There are pupils some sitting here who have not passed and will be progressed to the next grade. Your friends might not know, but you know. There are even people sitting here that think that the world owes them something. You are in for a rude awakening.
However, there are a great many more who know that they have done their best, that value hard work. They know that even if they did not get a prize, they are a success. The world will work it out too, and you will find that there is a place for you to live, to earn and to be happy. Winning is seldom about getting the top mark. It is about having a winning attitude.

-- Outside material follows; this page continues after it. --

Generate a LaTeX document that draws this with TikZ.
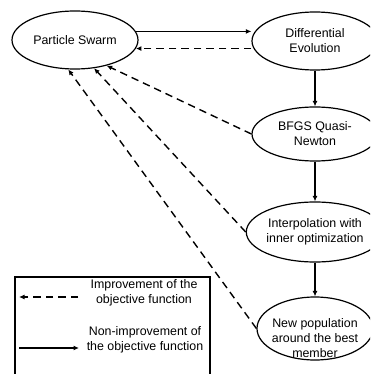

Life is not divided into semesters. You don't get summers off and very
few employers are interested in helping you find yourself. Do that on
your own time.

Being a success means working when you are tired, meeting deadlines, coming home to do more work or chores. It means giving of your best and enjoying the rewards to come with that.

RULE 10.

Television is NOT real life. In real life people actually have to leave
the coffee shop and go to jobs.
This is a real tough one for young people. You all want to be the next pop or sports star. In the movies houses are always clean and cars don’t break down. The good guy always wins and families live happily ever after. This is not reality. There are no stunt men when you fall. But you have the ability to pick yourself up and go again. You can think on your feet and find solutions to problems. You can learn about real love, as opposed to romance. You can enjoy the satisfaction of getting your first pay check and making somebody else’s life better.

RULE 11.

Be nice to nerds. Chances are you'll end up working for one.
Actually, you need to be nice to everyone. Emails, sms’s and BBM’s get forwarded on – the nice ones and the ones you wish you had never written. People remember how you treated them long after they remember what you did. You don’t know where life is going to take you, or who you are going to work with or for. But you do know that you will grow up to do these things. 

My final words this morning are from Bob Marley: Open your eyes, look within. Are you satisfied with the life you're living?
 If not, it is not too late to change it!